Along the bottom of the CD jacket of Bourbon County, the debut solo album from Tara Key - lauded guitarist for the veteran indie-rock outfits Babylon Dance Band and Antietam - runs the endorsement "Tara Key plays Williams and Bally machines." And it's true: While Key may choose to strangle her rhythmic squalls out of the necks of Les Pauls, she credits pinball as her album's true inspiration. Bourbon County was, in fact, born with her hands at the flippers. "It was an entirely unpremeditated thing," Key says. "Actually, it was kind of a joke."

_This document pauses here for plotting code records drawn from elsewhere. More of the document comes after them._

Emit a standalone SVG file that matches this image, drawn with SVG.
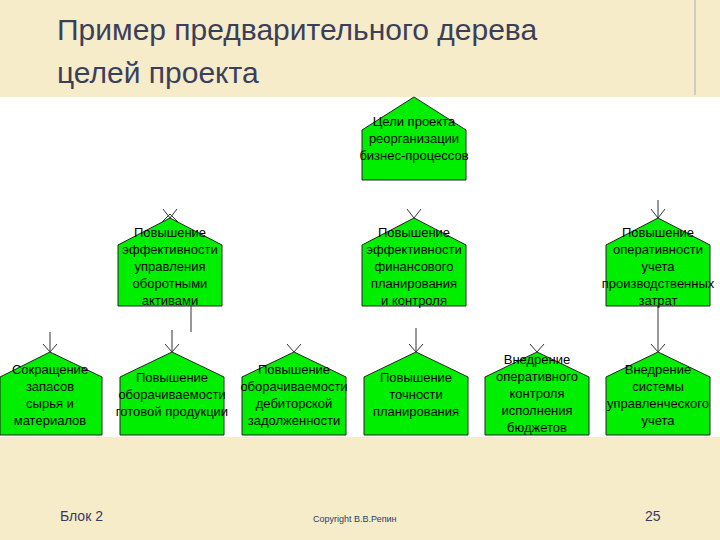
<svg xmlns="http://www.w3.org/2000/svg" width="720" height="540" viewBox="0 0 720 540">
<style>
.n{fill:#00ee00;stroke:#222;stroke-width:1}
.t{font-family:"Liberation Sans",Arial,sans-serif;font-size:13px;fill:#000;text-anchor:middle}
.c{stroke:#333;stroke-width:1;fill:none}
.h{font-family:"Liberation Sans",Arial,sans-serif;font-size:30px;fill:#3a3f5c}
.f{font-family:"Liberation Sans",Arial,sans-serif;fill:#333a66}
</style>
<rect width="720" height="540" fill="#f7ecc9"/>
<rect x="0" y="97" width="720" height="340" fill="#fff"/>
<line x1="695" y1="0" x2="695" y2="95" stroke="#aab" stroke-width="1"/>
<text class="h" x="57" y="40">Пример предварительного дерева</text>
<text class="h" x="57" y="83">целей проекта</text>

<g id="connectors" class="c">
<line x1="658" y1="200" x2="658" y2="218"/>
<line x1="191" y1="306" x2="191" y2="332"/>
<line x1="658" y1="306" x2="658" y2="352"/>
<line x1="50" y1="332" x2="50" y2="352"/>
<line x1="172" y1="330" x2="172" y2="352"/>
<line x1="416" y1="328" x2="416" y2="352"/>
<path d="M163 209 L170 218 L177 209 M160 224 L170 214 L180 224"/>
<path d="M407 209 L414 218 L421 209"/>
<path d="M651 209 L658 218 L665 209"/>
<path d="M43 344 L50 352 L57 344"/>
<path d="M165 344 L172 352 L179 344"/>
<path d="M287 344 L294 352 L301 344"/>
<path d="M409 344 L416 352 L423 344"/>
<path d="M530 344 L537 352 L544 344"/>
<path d="M651 344 L658 352 L665 344"/>
</g>

<g id="n0"><path class="n" d="M362 130 L414 97 L466 130 L466 180 L362 180 Z"/>
<text class="t" x="414" y="126">Цели проекта</text><text class="t" x="414" y="143">реорганизации</text><text class="t" x="414" y="160">бизнес-процессов</text></g>

<g id="n1"><path class="n" d="M118 245 L170 218 L222 245 L222 306 L118 306 Z"/>
<text class="t" x="170" y="237">Повышение</text><text class="t" x="170" y="254">эффективности</text><text class="t" x="170" y="271">управления</text><text class="t" x="170" y="288">оборотными</text><text class="t" x="170" y="305">активами</text></g>

<g id="n2"><path class="n" d="M362 245 L414 218 L466 245 L466 306 L362 306 Z"/>
<text class="t" x="414" y="237">Повышение</text><text class="t" x="414" y="254">эффективности</text><text class="t" x="414" y="271">финансового</text><text class="t" x="414" y="288">планирования</text><text class="t" x="414" y="305">и контроля</text></g>

<g id="n3"><path class="n" d="M606 245 L658 218 L710 245 L710 306 L606 306 Z"/>
<text class="t" x="658" y="237">Повышение</text><text class="t" x="658" y="254">оперативности</text><text class="t" x="658" y="271">учета</text><text class="t" x="658" y="288">производственных</text><text class="t" x="658" y="305">затрат</text></g>

<g id="b1"><path class="n" d="M0 377 L50 352 L102 377 L102 435 L0 435 Z"/>
<text class="t" x="50" y="374">Сокращение</text><text class="t" x="50" y="391">запасов</text><text class="t" x="50" y="408">сырья и</text><text class="t" x="50" y="425">материалов</text></g>

<g id="b2"><path class="n" d="M120 377 L172 352 L224 377 L224 435 L120 435 Z"/>
<text class="t" x="172" y="382">Повышение</text><text class="t" x="172" y="399">оборачиваемости</text><text class="t" x="172" y="416">готовой продукции</text></g>

<g id="b3"><path class="n" d="M242 377 L294 352 L346 377 L346 435 L242 435 Z"/>
<text class="t" x="294" y="374">Повышение</text><text class="t" x="294" y="391">оборачиваемости</text><text class="t" x="294" y="408">дебиторской</text><text class="t" x="294" y="425">задолженности</text></g>

<g id="b4"><path class="n" d="M364 377 L416 352 L468 377 L468 435 L364 435 Z"/>
<text class="t" x="416" y="382">Повышение</text><text class="t" x="416" y="399">точности</text><text class="t" x="416" y="416">планирования</text></g>

<g id="b5"><path class="n" d="M485 377 L537 352 L589 377 L589 435 L485 435 Z"/>
<text class="t" x="537" y="364">Внедрение</text><text class="t" x="537" y="381">оперативного</text><text class="t" x="537" y="398">контроля</text><text class="t" x="537" y="415">исполнения</text><text class="t" x="537" y="432">бюджетов</text></g>

<g id="b6"><path class="n" d="M606 377 L658 352 L710 377 L710 435 L606 435 Z"/>
<text class="t" x="658" y="374">Внедрение</text><text class="t" x="658" y="391">системы</text><text class="t" x="658" y="408">управленческого</text><text class="t" x="658" y="425">учета</text></g>

<text class="f" x="60" y="521" font-size="14">Блок 2</text>
<text class="f" x="313" y="522" font-size="9">Copyright В.В.Репин</text>
<text class="f" x="645" y="521" font-size="14">25</text>
</svg>
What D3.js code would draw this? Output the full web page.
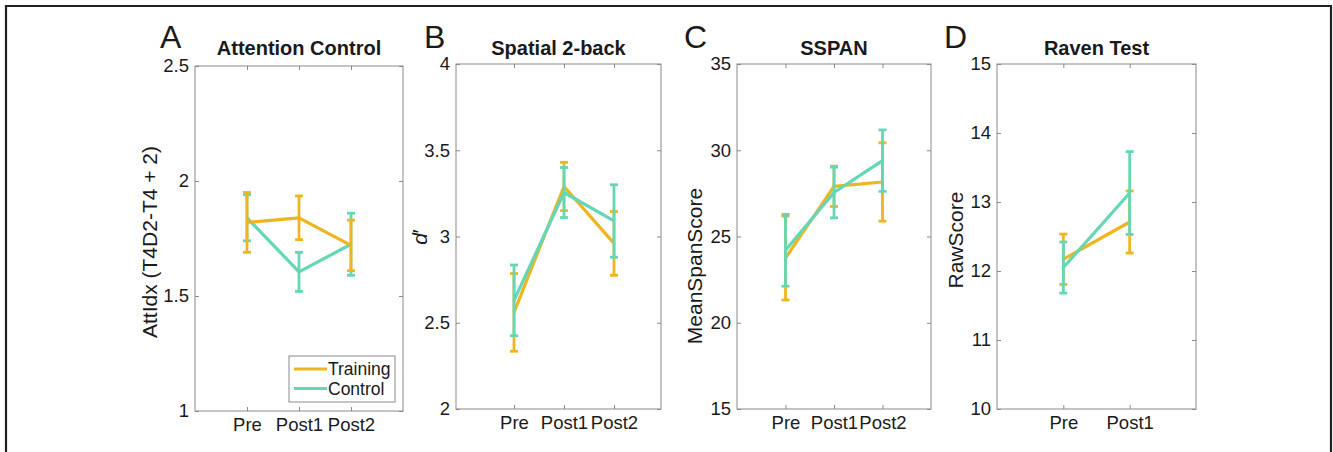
<!DOCTYPE html>
<html>
<head>
<meta charset="utf-8">
<script src="https://cdn.jsdelivr.net/npm/d3@7"></script>
<style>
  body { margin: 0; background: #fff; }
  svg { display: block; }
  text { font-family: "Liberation Sans", Arial, Helvetica, sans-serif; fill: #1a1a1a; }
</style>
</head>
<body>
<svg id="fig" width="1333" height="452"></svg>
<script>
// ---- data ----
const panelLetters = ["A", "B", "C", "D"];
const panelTitles = ["Attention Control", "Spatial 2-back", "SSPAN", "Raven Test"];
const yLabels = ["AttIdx (T4D2-T4 + 2)", "d′", "MeanSpanScore", "RawScore"];
const sessions = [
  ["Pre", "Post1", "Post2"],
  ["Pre", "Post1", "Post2"],
  ["Pre", "Post1", "Post2"],
  ["Pre", "Post1"]
];
const yLimits = [[1, 2.5], [2, 4], [15, 35], [10, 15]];
const yTickValues = [
  [1, 1.5, 2, 2.5],
  [2, 2.5, 3, 3.5, 4],
  [15, 20, 25, 30, 35],
  [10, 11, 12, 13, 14, 15]
];
const groupNames = ["Training", "Control"];
const trainingMean = [
  [1.82, 1.84, 1.72],
  [2.56, 3.29, 2.96],
  [23.75, 27.91, 28.16],
  [12.17, 12.71]
];
const trainingErr = [
  [0.13, 0.095, 0.11],
  [0.225, 0.14, 0.185],
  [2.43, 1.17, 2.27],
  [0.365, 0.45]
];
const controlMean = [
  [1.84, 1.605, 1.725],
  [2.63, 3.255, 3.09],
  [24.2, 27.55, 29.4],
  [12.05, 13.13]
];
const controlErr = [
  [0.10, 0.085, 0.135],
  [0.205, 0.145, 0.21],
  [2.08, 1.47, 1.78],
  [0.37, 0.6]
];

// ---- appearance / layout ----
const colTraining = "#efb51f";
const colControl = "#63d7b7";
const axisGrey = "#8a8a8a";
const frameColor = "#231f20";

const panels = [
  { left: 195, right: 403, top: 66, bottom: 411, xlim: [0, 4], letterX: 160, labelX: 157, labelY: 242, trainingOnTop: true },
  { left: 456, right: 661, top: 64, bottom: 409, xlim: [-0.16, 3.94], letterX: 424, labelX: 427, labelY: 237, trainingOnTop: false },
  { left: 737, right: 931, top: 64, bottom: 409, xlim: [0, 4], letterX: 684, labelX: 702, labelY: 266, trainingOnTop: false },
  { left: 997, right: 1196, top: 64, bottom: 409, xlim: [0, 3], letterX: 944, labelX: 963, labelY: 240, trainingOnTop: false }
];

const svg = d3.select("#fig");

// outer frame (open at the bottom)
svg.append("path")
  .attr("d", "M6,452 L6,6 L1331,6 L1331,452")
  .attr("fill", "none")
  .attr("stroke", frameColor)
  .attr("stroke-width", 2.2);

panels.forEach((p, i) => {
  const cats = sessions[i];
  const x = d3.scaleLinear().domain(p.xlim).range([p.left, p.right]);
  const y = d3.scaleLinear().domain(yLimits[i]).range([p.bottom, p.top]);
  const xi = cats.map((c, k) => k + 1);
  const g = svg.append("g");

  // axes box
  g.append("rect")
    .attr("x", p.left).attr("y", p.top)
    .attr("width", p.right - p.left).attr("height", p.bottom - p.top)
    .attr("fill", "#fff").attr("stroke", axisGrey).attr("stroke-width", 1);

  const tickFmt = d3.format("~g");
  const styleAxis = sel => {
    sel.select(".domain").remove();
    sel.selectAll(".tick line").attr("stroke", axisGrey);
    sel.selectAll(".tick text")
      .attr("fill", "#1a1a1a")
      .style("font-size", "18.5px")
      .style("font-family", "'Liberation Sans', Arial, sans-serif");
  };

  // left axis, inward ticks
  g.append("g").attr("transform", `translate(${p.left},0)`)
    .call(d3.axisLeft(y).tickValues(yTickValues[i]).tickFormat(tickFmt)
      .tickSizeInner(-4).tickSizeOuter(0).tickPadding(6))
    .call(styleAxis);
  // right axis mirrored ticks
  g.append("g").attr("transform", `translate(${p.right},0)`)
    .call(d3.axisRight(y).tickValues(yTickValues[i]).tickFormat("")
      .tickSizeInner(-4).tickSizeOuter(0))
    .call(styleAxis);
  // bottom axis
  g.append("g").attr("transform", `translate(0,${p.bottom})`)
    .call(d3.axisBottom(x).tickValues(xi).tickFormat(d => cats[d - 1])
      .tickSizeInner(-4).tickSizeOuter(0).tickPadding(7))
    .call(styleAxis);
  // top axis mirrored ticks
  g.append("g").attr("transform", `translate(0,${p.top})`)
    .call(d3.axisTop(x).tickValues(xi).tickFormat("")
      .tickSizeInner(-4).tickSizeOuter(0))
    .call(styleAxis);

  // series
  const series = [
    { name: groupNames[0], mean: trainingMean[i], err: trainingErr[i], color: colTraining },
    { name: groupNames[1], mean: controlMean[i], err: controlErr[i], color: colControl }
  ];
  if (p.trainingOnTop) series.reverse();

  const line = d3.line().x((d, k) => x(xi[k])).y(d => y(d));
  const capHalf = 4;
  series.forEach(s => {
    const sg = g.append("g");
    sg.append("path")
      .attr("d", line(s.mean))
      .attr("fill", "none")
      .attr("stroke", s.color)
      .attr("stroke-width", 3.2)
      .attr("stroke-linejoin", "round");
    s.mean.forEach((m, k) => {
      const cx = x(xi[k]);
      const yHi = y(m + s.err[k]);
      const yLo = y(m - s.err[k]);
      sg.append("line").attr("x1", cx).attr("x2", cx).attr("y1", yHi).attr("y2", yLo)
        .attr("stroke", s.color).attr("stroke-width", 2.8);
      [yHi, yLo].forEach(yy => {
        sg.append("line").attr("x1", cx - capHalf).attr("x2", cx + capHalf)
          .attr("y1", yy).attr("y2", yy)
          .attr("stroke", s.color).attr("stroke-width", 2.8);
      });
    });
  });

  // title
  g.append("text")
    .attr("x", (p.left + p.right) / 2).attr("y", 55)
    .attr("text-anchor", "middle")
    .style("font-size", "20px").style("font-weight", "bold")
    .text(panelTitles[i]);

  // panel letter
  g.append("text")
    .attr("x", p.letterX).attr("y", 48)
    .style("font-size", "32px")
    .text(panelLetters[i]);

  // y label
  const yl = g.append("text")
    .attr("transform", `translate(${p.labelX},${p.labelY}) rotate(-90)`)
    .attr("text-anchor", "middle")
    .style("font-size", "21px");
  if (yLabels[i] === "d′") {
    yl.append("tspan").style("font-style", "italic").text("d");
    yl.append("tspan").text("′");
  } else {
    yl.text(yLabels[i]);
  }

  // legend (first panel only)
  if (i === 0) {
    const lx = p.right - 114, ly = p.bottom - 55, lw = 106, lh = 46;
    const lg = g.append("g");
    lg.append("rect").attr("x", lx).attr("y", ly).attr("width", lw).attr("height", lh)
      .attr("fill", "#fff").attr("stroke", axisGrey).attr("stroke-width", 1);
    [{ name: groupNames[0], color: colTraining }, { name: groupNames[1], color: colControl }]
      .forEach((s, k) => {
        const yy = ly + 13 + k * 19.5;
        lg.append("line").attr("x1", lx + 5).attr("x2", lx + 38).attr("y1", yy).attr("y2", yy)
          .attr("stroke", s.color).attr("stroke-width", 3.2);
        lg.append("text").attr("x", lx + 39).attr("y", yy + 6)
          .style("font-size", "17.5px").text(s.name);
      });
  }
});
</script>
</body>
</html>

Nevertheless, Bourbon County became a serious venture, written for most part while Key was seperated for several months last year from her husband, band mate and Bourbon producer Tim Harris. The album's meditative confessions and lyrical instrumentals document a journey of self-discovery. "It was a really enriching time in a weird way," Key says, "because I was forced into thinking about extremes and limits. It's adulthood, you know. It's tough."

Bourbon took shape on a pub crawl through Manhattan's Lower East Side - "Three-quarters of the songs were written at one table at Burp Castle," she says, referring to a local bar where the help dress as monks - and came together during a two-week stay in northern Vermont, where she recorded five songs in a rural eight-track studio. Key describes her north-woods sojourn - which inspired songs like "Long Trail" and "Northern Star" - in almost mystical terms. "It was a revelation, having come from Kentucky and thinking the only place possible that I could live a happy life was New York," she says. "I got up to Vermont and I heard a similar density of sound, but they're different sounds. They're easier on the ear." Key gathered a group of friends with whom she jammed into the night in discordant harmony with the surrounding nature. "It was like a perfect summer camp," she recalls.

The collaborative spirit spilled over to the New York sessions last fall, where guest artists included such Key friends as members of Eleventh Dream Day, the Shams and Yo La Tengo.

The resulting music is more laid-back than the powerful pop that Key first forged in Louisville, Ky., with the Babylon Dance Band or the fierce mood studies she developed more recently in New York with Antietam. (The Babylons have a posthumous album, Four on One, coming out this spring, and Antietam have recorded some tracks for their sixth album.) Most of the songs are acoustic based and on "Northern Star" and "One Spark" (written with the Shams' Sue Garner) Key got to indulge her melodic side. "Pop, in my own twisted way, is at the soul of everything I do," she says. "This record was a chance to take that a little farther." Still, her much-admired textural fretwork is Bourbon County's calling card. "The first person that showed me how a guitar could speak was Neil Young," Key says, "It made me want to live my whole life teetering on the edge of feedback."